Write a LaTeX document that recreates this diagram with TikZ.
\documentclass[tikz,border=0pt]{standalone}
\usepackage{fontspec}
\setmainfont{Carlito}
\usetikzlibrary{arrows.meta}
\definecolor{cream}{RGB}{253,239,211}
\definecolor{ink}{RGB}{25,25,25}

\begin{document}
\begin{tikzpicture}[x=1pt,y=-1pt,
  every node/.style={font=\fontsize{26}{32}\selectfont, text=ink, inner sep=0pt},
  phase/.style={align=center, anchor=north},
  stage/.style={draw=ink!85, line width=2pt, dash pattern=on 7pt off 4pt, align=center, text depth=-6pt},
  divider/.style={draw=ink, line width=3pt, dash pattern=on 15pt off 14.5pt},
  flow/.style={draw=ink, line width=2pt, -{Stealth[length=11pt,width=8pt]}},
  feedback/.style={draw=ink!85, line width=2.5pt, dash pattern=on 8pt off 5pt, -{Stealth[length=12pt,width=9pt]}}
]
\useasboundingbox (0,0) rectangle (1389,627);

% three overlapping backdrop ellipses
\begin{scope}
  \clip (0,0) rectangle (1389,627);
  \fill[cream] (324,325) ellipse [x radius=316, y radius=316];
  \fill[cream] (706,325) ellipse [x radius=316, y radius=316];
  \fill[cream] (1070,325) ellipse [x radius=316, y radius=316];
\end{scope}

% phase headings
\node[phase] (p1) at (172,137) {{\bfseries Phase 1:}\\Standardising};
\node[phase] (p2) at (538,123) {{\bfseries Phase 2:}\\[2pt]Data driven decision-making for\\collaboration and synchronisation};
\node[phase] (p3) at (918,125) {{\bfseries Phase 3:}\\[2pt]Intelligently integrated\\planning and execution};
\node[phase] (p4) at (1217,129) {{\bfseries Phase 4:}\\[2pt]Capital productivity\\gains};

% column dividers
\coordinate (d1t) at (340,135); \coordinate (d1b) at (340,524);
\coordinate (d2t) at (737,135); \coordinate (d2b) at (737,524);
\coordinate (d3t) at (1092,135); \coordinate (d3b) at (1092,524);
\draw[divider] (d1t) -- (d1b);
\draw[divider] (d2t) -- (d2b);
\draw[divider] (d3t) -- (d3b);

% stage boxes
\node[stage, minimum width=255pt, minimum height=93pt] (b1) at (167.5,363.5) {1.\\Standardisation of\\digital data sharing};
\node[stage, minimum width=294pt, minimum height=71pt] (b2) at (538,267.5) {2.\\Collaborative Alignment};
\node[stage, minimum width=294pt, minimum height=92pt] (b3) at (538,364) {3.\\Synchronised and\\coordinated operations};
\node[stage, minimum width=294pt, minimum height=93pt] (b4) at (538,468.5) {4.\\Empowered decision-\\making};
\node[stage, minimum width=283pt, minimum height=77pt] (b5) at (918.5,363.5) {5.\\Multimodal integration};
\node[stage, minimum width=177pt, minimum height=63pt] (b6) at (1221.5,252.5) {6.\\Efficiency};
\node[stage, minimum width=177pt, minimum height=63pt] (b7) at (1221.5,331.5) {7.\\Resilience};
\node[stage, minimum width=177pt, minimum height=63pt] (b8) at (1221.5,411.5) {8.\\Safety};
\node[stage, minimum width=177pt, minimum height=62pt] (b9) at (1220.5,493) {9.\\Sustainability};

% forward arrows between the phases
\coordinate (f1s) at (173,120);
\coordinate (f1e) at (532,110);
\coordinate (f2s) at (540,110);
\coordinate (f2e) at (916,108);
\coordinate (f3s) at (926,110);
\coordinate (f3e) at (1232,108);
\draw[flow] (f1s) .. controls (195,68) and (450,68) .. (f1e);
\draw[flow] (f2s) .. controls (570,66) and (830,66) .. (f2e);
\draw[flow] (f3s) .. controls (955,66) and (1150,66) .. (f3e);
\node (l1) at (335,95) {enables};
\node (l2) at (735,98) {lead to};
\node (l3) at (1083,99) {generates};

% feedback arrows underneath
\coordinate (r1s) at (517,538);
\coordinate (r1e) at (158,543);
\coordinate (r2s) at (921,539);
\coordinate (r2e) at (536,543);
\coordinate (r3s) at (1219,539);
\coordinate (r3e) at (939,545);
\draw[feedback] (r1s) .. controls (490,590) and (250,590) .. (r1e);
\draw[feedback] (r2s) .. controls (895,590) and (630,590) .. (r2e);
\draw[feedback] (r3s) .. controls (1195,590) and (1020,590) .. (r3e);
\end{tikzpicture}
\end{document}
------
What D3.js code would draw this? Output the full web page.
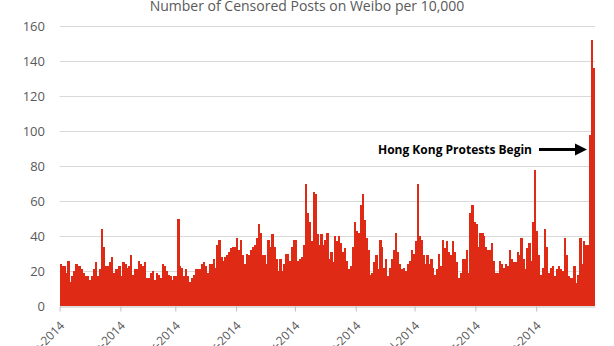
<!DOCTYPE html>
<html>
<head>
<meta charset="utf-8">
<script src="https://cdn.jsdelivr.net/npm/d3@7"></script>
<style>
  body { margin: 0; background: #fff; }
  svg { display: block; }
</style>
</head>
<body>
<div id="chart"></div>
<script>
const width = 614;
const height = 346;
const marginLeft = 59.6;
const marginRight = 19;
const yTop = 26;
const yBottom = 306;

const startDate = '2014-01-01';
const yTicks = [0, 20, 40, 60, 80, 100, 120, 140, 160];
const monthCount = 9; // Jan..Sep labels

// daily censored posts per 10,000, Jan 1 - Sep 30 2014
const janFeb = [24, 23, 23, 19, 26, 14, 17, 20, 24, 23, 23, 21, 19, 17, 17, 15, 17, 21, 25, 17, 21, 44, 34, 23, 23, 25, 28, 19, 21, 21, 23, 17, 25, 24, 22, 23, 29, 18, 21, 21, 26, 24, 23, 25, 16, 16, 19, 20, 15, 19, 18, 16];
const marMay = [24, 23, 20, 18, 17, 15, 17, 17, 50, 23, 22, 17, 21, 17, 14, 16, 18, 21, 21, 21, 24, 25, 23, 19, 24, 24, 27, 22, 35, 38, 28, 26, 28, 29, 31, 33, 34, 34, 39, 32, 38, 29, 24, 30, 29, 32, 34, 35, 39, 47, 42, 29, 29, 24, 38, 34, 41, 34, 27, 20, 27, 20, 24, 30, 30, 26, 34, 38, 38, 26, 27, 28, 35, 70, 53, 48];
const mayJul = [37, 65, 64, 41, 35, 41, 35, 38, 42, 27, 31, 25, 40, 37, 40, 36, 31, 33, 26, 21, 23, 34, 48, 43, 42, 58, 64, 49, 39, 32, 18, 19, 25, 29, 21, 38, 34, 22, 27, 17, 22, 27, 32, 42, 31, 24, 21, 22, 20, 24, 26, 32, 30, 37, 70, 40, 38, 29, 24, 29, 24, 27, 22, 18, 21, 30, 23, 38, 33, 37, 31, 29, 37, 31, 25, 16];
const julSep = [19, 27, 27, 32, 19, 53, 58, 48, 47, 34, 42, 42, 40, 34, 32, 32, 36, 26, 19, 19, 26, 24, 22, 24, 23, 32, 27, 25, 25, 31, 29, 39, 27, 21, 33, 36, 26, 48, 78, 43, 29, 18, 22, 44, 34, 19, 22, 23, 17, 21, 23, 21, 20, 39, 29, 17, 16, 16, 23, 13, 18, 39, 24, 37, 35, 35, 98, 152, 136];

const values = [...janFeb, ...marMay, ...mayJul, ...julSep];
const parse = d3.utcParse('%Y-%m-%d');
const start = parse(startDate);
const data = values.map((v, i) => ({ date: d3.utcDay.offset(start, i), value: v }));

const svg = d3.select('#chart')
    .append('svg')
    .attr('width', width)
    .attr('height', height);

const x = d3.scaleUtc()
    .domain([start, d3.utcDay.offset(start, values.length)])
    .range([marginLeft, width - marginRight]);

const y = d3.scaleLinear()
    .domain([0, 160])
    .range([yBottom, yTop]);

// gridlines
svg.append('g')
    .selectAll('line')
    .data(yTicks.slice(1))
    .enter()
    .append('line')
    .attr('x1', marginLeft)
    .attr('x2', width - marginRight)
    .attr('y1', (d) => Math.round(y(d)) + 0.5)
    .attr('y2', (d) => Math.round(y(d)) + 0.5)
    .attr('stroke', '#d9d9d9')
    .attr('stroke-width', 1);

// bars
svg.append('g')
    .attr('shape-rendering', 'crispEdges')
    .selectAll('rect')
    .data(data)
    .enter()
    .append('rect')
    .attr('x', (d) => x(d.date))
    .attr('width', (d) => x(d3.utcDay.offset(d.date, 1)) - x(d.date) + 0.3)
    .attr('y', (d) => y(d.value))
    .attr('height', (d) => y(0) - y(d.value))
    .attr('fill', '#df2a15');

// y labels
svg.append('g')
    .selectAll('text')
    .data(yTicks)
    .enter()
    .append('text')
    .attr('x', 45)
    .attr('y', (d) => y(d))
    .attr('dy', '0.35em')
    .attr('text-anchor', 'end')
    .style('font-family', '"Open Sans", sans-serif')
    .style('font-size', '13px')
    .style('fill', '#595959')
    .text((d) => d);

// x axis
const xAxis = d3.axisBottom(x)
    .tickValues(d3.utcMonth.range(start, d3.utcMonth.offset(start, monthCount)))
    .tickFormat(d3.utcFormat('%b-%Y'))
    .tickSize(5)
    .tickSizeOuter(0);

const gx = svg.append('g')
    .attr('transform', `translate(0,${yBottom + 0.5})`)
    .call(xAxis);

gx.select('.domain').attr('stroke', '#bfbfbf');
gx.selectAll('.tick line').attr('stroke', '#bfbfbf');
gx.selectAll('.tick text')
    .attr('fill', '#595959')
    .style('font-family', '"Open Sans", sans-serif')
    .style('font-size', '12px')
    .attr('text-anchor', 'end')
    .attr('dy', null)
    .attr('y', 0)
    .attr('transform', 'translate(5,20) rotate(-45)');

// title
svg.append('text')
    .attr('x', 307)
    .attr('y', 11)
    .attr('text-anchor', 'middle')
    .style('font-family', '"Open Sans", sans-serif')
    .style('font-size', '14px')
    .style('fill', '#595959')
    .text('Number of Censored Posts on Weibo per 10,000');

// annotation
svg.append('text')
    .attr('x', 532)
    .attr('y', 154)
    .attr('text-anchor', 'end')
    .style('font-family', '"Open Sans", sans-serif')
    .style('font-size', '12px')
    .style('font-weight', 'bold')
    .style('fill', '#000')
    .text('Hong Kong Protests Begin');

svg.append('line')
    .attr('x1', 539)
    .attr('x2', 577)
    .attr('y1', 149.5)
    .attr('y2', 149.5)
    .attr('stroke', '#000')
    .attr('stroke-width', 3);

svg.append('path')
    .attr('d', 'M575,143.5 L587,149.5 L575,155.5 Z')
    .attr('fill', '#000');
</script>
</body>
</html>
------
Goal of the exercise: Everything above from the line with "What D3.js code" through the line with "const monthCount = 9; // Jan..Sep labels" should be retyped exactly, and nothing else; omit pictures.

The result:
What D3.js code would draw this? Output the full web page.
<!DOCTYPE html>
<html>
<head>
<meta charset="utf-8">
<script src="https://cdn.jsdelivr.net/npm/d3@7"></script>
<style>
  body { margin: 0; background: #fff; }
  svg { display: block; }
</style>
</head>
<body>
<div id="chart"></div>
<script>
const width = 614;
const height = 346;
const marginLeft = 59.6;
const marginRight = 19;
const yTop = 26;
const yBottom = 306;

const startDate = '2014-01-01';
const yTicks = [0, 20, 40, 60, 80, 100, 120, 140, 160];
const monthCount = 9; // Jan..Sep labels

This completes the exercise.